INSTRUCTION.
In the records below, find the line with "Recreate this image" and the line with "import seaborn as sns"; return exactly those lines and every line between them.

ENTRIES SHOWN.
════════════════════
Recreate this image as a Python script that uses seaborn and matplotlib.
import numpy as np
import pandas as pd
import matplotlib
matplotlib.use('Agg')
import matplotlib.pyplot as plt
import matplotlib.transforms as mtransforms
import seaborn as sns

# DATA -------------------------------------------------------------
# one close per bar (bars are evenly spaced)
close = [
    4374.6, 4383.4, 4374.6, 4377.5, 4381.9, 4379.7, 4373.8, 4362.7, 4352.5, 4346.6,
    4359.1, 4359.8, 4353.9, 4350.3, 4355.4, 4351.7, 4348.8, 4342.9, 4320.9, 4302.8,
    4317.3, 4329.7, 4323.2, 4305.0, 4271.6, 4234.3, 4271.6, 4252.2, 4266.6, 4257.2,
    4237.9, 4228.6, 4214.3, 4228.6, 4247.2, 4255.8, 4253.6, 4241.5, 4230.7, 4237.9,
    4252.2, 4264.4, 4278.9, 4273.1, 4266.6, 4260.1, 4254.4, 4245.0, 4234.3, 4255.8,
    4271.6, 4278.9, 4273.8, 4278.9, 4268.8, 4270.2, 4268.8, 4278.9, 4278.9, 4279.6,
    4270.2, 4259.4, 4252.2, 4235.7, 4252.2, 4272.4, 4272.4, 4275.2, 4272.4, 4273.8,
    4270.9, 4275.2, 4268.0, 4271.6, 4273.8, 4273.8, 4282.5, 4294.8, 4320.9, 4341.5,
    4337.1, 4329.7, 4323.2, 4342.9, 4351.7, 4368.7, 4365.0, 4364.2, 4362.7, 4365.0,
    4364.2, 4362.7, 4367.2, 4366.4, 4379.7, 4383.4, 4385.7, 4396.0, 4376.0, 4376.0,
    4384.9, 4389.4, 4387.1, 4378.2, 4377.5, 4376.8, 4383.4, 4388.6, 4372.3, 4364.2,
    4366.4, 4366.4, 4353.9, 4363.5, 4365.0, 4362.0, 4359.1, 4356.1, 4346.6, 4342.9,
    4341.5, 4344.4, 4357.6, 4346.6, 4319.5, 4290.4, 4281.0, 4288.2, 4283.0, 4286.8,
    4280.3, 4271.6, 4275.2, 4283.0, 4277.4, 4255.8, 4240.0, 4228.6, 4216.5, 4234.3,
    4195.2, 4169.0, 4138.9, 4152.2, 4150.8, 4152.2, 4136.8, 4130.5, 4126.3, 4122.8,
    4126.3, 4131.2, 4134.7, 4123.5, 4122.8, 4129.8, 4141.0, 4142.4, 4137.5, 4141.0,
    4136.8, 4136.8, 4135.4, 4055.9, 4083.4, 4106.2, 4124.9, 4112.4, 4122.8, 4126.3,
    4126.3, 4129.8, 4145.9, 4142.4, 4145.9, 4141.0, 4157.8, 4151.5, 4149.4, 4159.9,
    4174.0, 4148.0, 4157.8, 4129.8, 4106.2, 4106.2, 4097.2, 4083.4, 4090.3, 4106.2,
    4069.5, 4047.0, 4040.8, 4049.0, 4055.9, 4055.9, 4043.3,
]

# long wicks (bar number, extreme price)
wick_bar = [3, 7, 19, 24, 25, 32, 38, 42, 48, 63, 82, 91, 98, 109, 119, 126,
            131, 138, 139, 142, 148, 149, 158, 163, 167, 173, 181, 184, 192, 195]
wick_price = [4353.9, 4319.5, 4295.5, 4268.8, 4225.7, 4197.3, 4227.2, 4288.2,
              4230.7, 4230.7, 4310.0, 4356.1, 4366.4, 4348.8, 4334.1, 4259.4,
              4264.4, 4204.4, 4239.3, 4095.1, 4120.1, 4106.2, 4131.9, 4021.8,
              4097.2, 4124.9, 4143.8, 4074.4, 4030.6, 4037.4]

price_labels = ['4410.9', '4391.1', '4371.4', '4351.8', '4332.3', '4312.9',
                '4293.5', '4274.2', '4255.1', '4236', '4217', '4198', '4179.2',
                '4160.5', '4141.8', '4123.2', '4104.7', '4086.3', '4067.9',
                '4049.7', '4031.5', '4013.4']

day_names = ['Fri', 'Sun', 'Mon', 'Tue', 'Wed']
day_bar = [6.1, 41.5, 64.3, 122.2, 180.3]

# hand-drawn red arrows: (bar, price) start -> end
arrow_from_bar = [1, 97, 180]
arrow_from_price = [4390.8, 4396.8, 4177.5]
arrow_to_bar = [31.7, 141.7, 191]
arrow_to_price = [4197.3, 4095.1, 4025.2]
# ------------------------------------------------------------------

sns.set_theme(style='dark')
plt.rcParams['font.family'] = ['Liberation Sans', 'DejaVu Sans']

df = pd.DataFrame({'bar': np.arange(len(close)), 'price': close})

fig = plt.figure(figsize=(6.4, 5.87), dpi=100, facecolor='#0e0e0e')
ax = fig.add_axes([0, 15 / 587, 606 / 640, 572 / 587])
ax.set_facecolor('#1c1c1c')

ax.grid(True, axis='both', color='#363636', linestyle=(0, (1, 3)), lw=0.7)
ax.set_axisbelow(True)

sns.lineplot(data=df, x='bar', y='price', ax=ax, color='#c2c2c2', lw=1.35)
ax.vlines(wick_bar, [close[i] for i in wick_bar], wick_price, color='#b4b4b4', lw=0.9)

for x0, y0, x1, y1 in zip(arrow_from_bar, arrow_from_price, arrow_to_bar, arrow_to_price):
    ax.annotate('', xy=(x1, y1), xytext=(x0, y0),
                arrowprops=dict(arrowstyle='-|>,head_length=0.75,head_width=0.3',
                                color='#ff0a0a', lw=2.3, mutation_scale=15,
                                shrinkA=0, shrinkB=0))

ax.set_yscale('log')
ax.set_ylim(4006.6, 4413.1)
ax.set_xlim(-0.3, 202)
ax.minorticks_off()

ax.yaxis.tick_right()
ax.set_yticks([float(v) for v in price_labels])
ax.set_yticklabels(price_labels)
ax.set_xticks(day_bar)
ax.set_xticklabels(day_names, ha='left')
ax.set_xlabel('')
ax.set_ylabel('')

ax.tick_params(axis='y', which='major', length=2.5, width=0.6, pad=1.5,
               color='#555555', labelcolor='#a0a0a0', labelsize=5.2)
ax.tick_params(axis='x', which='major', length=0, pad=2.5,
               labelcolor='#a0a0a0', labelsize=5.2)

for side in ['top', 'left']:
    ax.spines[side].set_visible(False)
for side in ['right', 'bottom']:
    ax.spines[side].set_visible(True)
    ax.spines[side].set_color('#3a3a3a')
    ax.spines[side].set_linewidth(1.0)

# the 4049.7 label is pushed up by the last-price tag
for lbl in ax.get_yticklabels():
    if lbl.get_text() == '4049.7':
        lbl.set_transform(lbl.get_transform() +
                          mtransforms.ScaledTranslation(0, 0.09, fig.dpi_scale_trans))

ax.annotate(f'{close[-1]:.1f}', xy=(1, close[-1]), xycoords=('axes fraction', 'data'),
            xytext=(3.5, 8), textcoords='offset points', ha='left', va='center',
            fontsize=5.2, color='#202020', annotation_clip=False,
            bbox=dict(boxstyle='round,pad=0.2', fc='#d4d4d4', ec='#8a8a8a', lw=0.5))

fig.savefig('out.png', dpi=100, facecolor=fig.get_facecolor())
════════════════════
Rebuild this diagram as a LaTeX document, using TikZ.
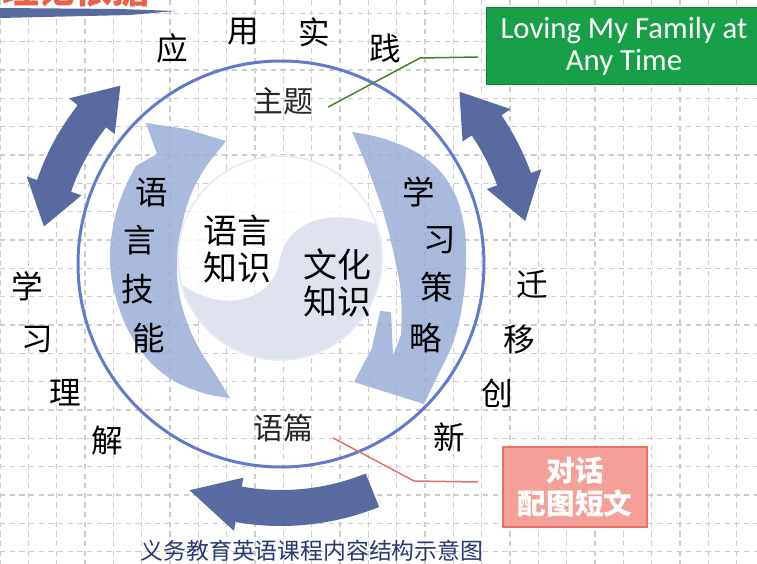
════════════════════
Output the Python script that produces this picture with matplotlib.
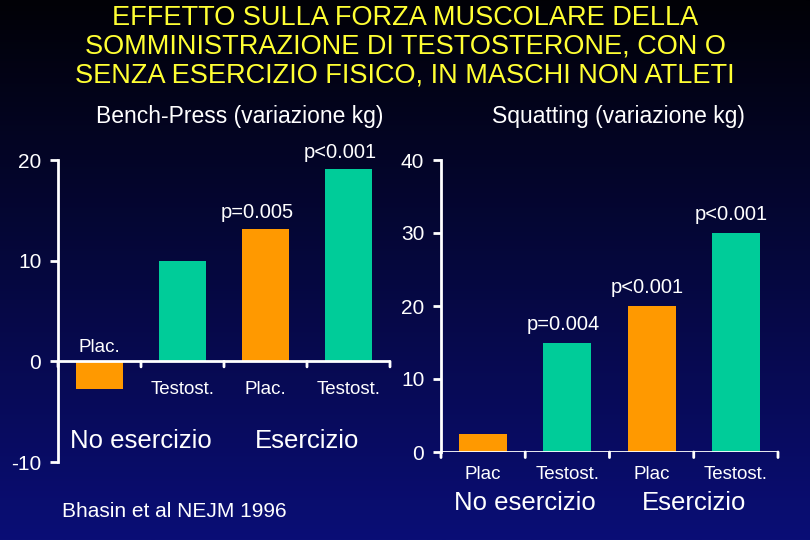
════════════════════
SOLUTION TO THIS TASK.
Recreate this image as a Python script that uses seaborn and matplotlib.
import numpy as np
import pandas as pd
import matplotlib
matplotlib.use('Agg')
import matplotlib.pyplot as plt
import matplotlib.transforms as mtransforms
import seaborn as sns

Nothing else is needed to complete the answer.